Cette modernisation comprend plusieurs aspects :
- une simplification, qui donne à l'ANAH un rôle central dans les conventions. Ceci peut être fait rapidement par ordonnance,
- une actualisation des niveaux de loyers, qui rende plus attractif le conventionnement en donnant aux propriétaires une rentabilité suffisante qui reste en même temps compatible avec la finalité sociale des logements : les propositions du CNH seront utilisées pour préciser cette nécessaire modification, qui doit pouvoir intervenir par voie réglementaire,
- une extension du conventionnement du parc privé à caractère social aux cas de logements ne faisant pas l'objet de travaux. Ce point est à examiner dans le cadre de la préparation de la loi Habitat pour tous.

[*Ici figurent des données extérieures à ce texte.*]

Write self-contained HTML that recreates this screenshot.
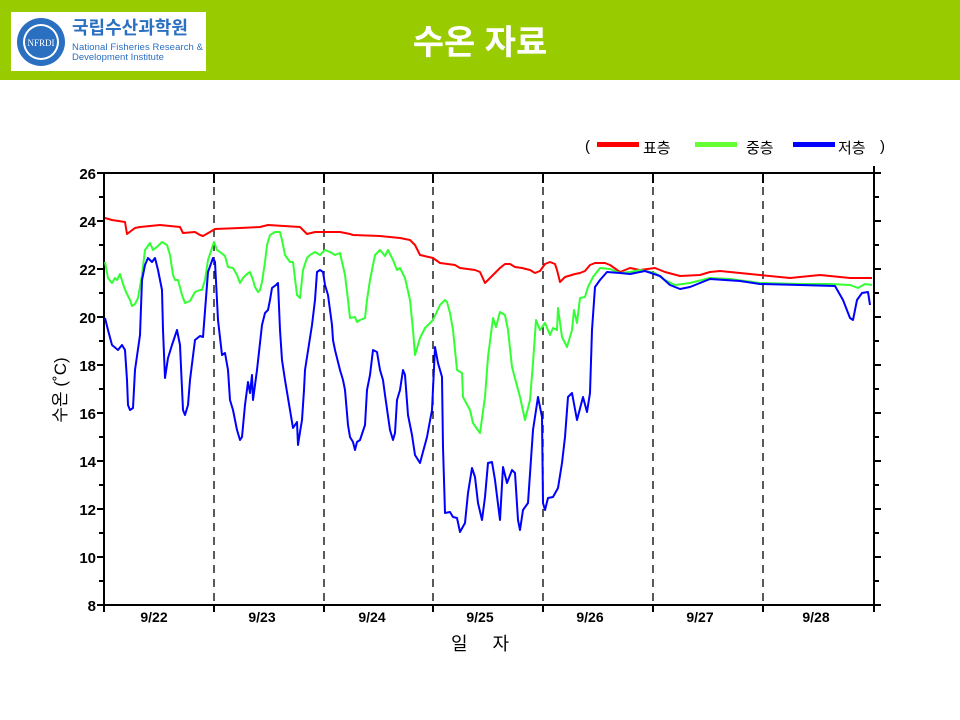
<!DOCTYPE html>
<html><head><meta charset="utf-8"><style>
body{margin:0;width:960px;height:720px;background:#fff;overflow:hidden;font-family:"Liberation Sans","Noto Sans CJK KR",sans-serif}
</style></head><body>
<svg width="960" height="720" xmlns="http://www.w3.org/2000/svg" style="position:absolute;left:0;top:0;font-family:'Liberation Sans','Noto Sans CJK KR',sans-serif">
<rect x="0" y="0" width="960" height="80" fill="#99cc00"/>
<rect x="11" y="12" width="195" height="59" fill="#fff"/>
<circle cx="41" cy="42" r="24" fill="#2a6fc0"/>
<circle cx="41" cy="42" r="18" fill="#fff"/>
<circle cx="41" cy="42" r="16" fill="#2a6fc0"/>
<text x="41" y="46" font-size="9" fill="#fff" text-anchor="middle" font-family="Liberation Serif,serif">NFRDI</text>
<text x="72" y="34" font-size="18" font-weight="bold" fill="#2a6fc0">국립수산과학원</text>
<text x="72" y="50" font-size="9.5" fill="#2a6fc0" textLength="131">National Fisheries Research &amp;</text>
<text x="72" y="60" font-size="9.5" fill="#2a6fc0">Development Institute</text>
<text x="480" y="54" font-size="34" font-weight="bold" fill="#fff" text-anchor="middle">수온 자료</text>

<!-- legend -->
<g font-size="15" fill="#000">
<text x="585" y="151">(</text>
<rect x="597" y="142" width="42" height="5" fill="#ff0000"/>
<text x="643" y="153">표층</text>
<rect x="695" y="142" width="42" height="5" fill="#66ff33"/>
<text x="746" y="153">중층</text>
<rect x="793" y="142" width="42" height="5" fill="#0000ff"/>
<text x="838" y="153">저층</text>
<text x="880" y="151">)</text>
</g>

<!-- axes -->
<g stroke="#000" stroke-width="1.3" stroke-dasharray="8,6">
<line x1="214" y1="173" x2="214" y2="605"/><line x1="324" y1="173" x2="324" y2="605"/>
<line x1="433" y1="173" x2="433" y2="605"/><line x1="543" y1="173" x2="543" y2="605"/>
<line x1="653" y1="173" x2="653" y2="605"/><line x1="763" y1="173" x2="763" y2="605"/>
</g>
<rect x="104" y="173" width="770" height="432" fill="none" stroke="#000" stroke-width="2"/>
<g stroke="#000" stroke-width="2">
<path d="M97 173h7M97 221h7M97 269h7M97 317h7M97 365h7M97 413h7M97 461h7M97 509h7M97 557h7M97 605h7"/>
<path d="M99 197h5M99 245h5M99 293h5M99 341h5M99 389h5M99 437h5M99 485h5M99 533h5M99 581h5"/>
<path d="M874 173h7M874 221h7M874 269h7M874 317h7M874 365h7M874 413h7M874 461h7M874 509h7M874 557h7M874 605h7"/>
<path d="M874 197h5M874 245h5M874 293h5M874 341h5M874 389h5M874 437h5M874 485h5M874 533h5M874 581h5"/>
<path d="M104 605v7M214 605v7M324 605v7M433 605v7M543 605v7M653 605v7M763 605v7M874 605v7"/>
<path d="M214 173v10M324 173v10M433 173v10M543 173v10M653 173v10M763 173v10M874 173v-7M874 173v10"/>
</g>
<g font-size="15" font-weight="bold" text-anchor="end">
<text x="96" y="179">26</text><text x="96" y="227">24</text><text x="96" y="275">22</text>
<text x="96" y="323">20</text><text x="96" y="371">18</text><text x="96" y="419">16</text>
<text x="96" y="467">14</text><text x="96" y="515">12</text><text x="96" y="563">10</text><text x="96" y="611">8</text>
</g>
<g font-size="14" font-weight="bold" text-anchor="middle">
<text x="154" y="622">9/22</text><text x="262" y="622">9/23</text><text x="372" y="622">9/24</text>
<text x="480" y="622">9/25</text><text x="590" y="622">9/26</text><text x="700" y="622">9/27</text><text x="816" y="622">9/28</text>
</g>
<text x="485" y="650" font-size="18" text-anchor="middle" letter-spacing="10">일 자</text>
<text transform="translate(66,390) rotate(-90)" font-size="17" text-anchor="middle">수온 (˚C)</text>

<g fill="none" stroke-width="2" stroke-linejoin="round">
<polyline stroke="#ff0000" points="105,218 112,220 125,222 127,234 135,228 140,227 150,226 160,225 170,226 180,227 183,233 195,232 200,235 203,236 210,232 215,229 240,228 260,227 268,225 300,227 307,234 315,232 340,232 350,234 353,235 380,236 400,238 410,240 415,245 420,255 433,258 440,263 455,265 460,268 475,270 480,272 485,283 488,280 492,276 500,268 505,264 510,264 515,267 522,268 530,270 535,273 540,271 545,264 550,262 555,264 557,270 560,282 565,277 575,274 580,273 585,271 590,265 595,263 605,263 610,265 620,272 630,268 640,270 655,268 665,272 680,276 700,275 710,272 720,271 740,273 760,275 790,278 820,275 850,278 872,278"/>
<polyline stroke="#33ff33" points="105,262 108,278 112,283 115,278 117,280 120,274 123,284 126,292 130,300 132,306 135,304 138,298 142,275 145,250 150,243 153,250 158,246 162,242 167,245 170,255 173,275 175,280 178,280 182,295 185,303 190,301 195,292 200,290 202,290 205,280 208,260 212,248 214,242 217,250 220,252 225,256 228,267 233,268 237,275 240,283 243,278 247,274 250,272 253,280 255,287 258,292 260,290 262,282 265,262 267,245 270,235 275,232 280,232 282,240 285,255 290,262 293,262 297,295 300,298 303,270 307,258 310,255 315,252 320,255 325,250 330,252 335,255 340,253 345,275 348,300 350,318 355,317 357,322 360,320 365,318 367,300 370,280 375,255 380,250 385,256 388,250 393,260 397,270 400,268 405,278 410,300 413,330 415,355 418,345 420,338 425,328 433,320 440,305 445,300 447,302 450,313 453,330 457,370 462,373 463,397 470,410 473,423 480,433 485,397 488,357 493,318 496,327 500,312 505,315 508,330 512,367 520,397 525,420 530,400 533,363 536,320 540,330 545,323 550,335 553,328 557,330 558,308 562,337 567,347 572,330 574,310 577,323 580,298 585,297 588,287 593,277 600,268 610,269 620,273 630,272 640,270 655,273 665,280 675,285 690,283 710,278 730,279 760,283 800,284 830,284 850,285 858,288 865,284 872,285"/>
<polyline stroke="#0000ff" points="105,318 108,330 112,345 118,350 122,345 125,350 127,380 128,405 130,410 133,408 135,370 140,335 142,280 145,265 148,258 152,262 155,258 158,270 162,290 163,330 165,378 168,358 172,345 177,330 180,345 183,410 185,415 188,405 190,380 195,340 200,336 203,337 208,272 213,258 215,262 218,320 222,355 225,353 228,370 230,400 233,410 237,430 240,440 242,437 245,405 248,382 250,393 252,375 253,400 257,370 262,325 265,313 268,310 270,300 272,288 276,285 278,283 280,330 282,360 285,380 290,410 293,428 297,422 298,445 300,432 302,420 304,390 305,370 312,325 315,300 317,272 320,270 323,272 325,285 328,295 332,325 333,340 335,350 340,370 343,380 345,390 348,425 350,437 353,442 355,450 357,442 360,440 365,425 367,390 370,375 373,350 377,352 380,370 383,380 385,395 390,430 393,440 395,433 397,400 400,390 403,370 405,375 408,415 412,435 415,455 420,463 427,437 432,410 435,347 438,363 442,377 443,447 445,513 450,512 453,517 457,518 460,532 465,523 468,493 472,468 475,477 478,503 482,520 485,497 488,463 492,462 495,480 500,520 503,467 507,483 512,470 515,473 518,520 520,530 523,510 528,503 533,430 538,397 542,417 543,503 545,510 548,498 553,497 558,488 562,463 565,437 568,397 572,393 577,420 583,397 587,412 590,393 592,330 595,287 600,280 607,272 620,273 630,274 645,271 660,276 670,285 680,289 690,287 710,279 740,281 760,284 800,285 835,286 843,300 850,318 853,320 857,300 862,293 868,292 870,305"/>
</g>
</svg>
</body></html>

Il nous fait continuer à travailler ensemble pour mettre au point ce nouveau dispositif.
Un autre volet annoncé pour la politique du logement : le calendrier. Le projet de loi sera présenté au conseil des ministres au premier trimestre 2005, puis examiné par le Parlement au premier semestre.
Des mesures sont notamment prévues sur :
- l'accession à la propriété,
- la modernisation du secteur Hlm,
- le droit au logement, pour améliorer l'effectivité du droit : rôle des commissions de médiation, comme lieu de recours administratif,
- l'amélioration de l'efficacité des mesures de l'article de l'article 55 de la loi SRU,
- l'urbanisme et le foncier.
Des meures concerneront également le parc privé. Je suis donc prêt à examiner des mesures sur le conventionnement du parc privé, comme je l'ai indiqué.
Un débat a eu lieu hier avec le CNH sur les axes de cette loi et il va se poursuivre jusqu'à la fin de l'année. Je vous invite à nous faire part de vos réactions sur nos projets.
Il est souhaitable qu'un mobilisation en faveur lu logement ait aussi lieu dans les DOM. Outre ce qui peut être fait à travers la Ligne Budgétaire Unique spécifique à ces départements, il convient que les Prêts Locatifs Sociaux (PLS) puissent être mis en œuvre dans les DOM. En outre le projet de loi cohésion sociale prévoit d'étendre aux DOM la mesure de prolongement d'exonération de TFPB à 25 ans pour les logements sociaux du plan de cohésion sociale.
Je vous remercie de votre attention.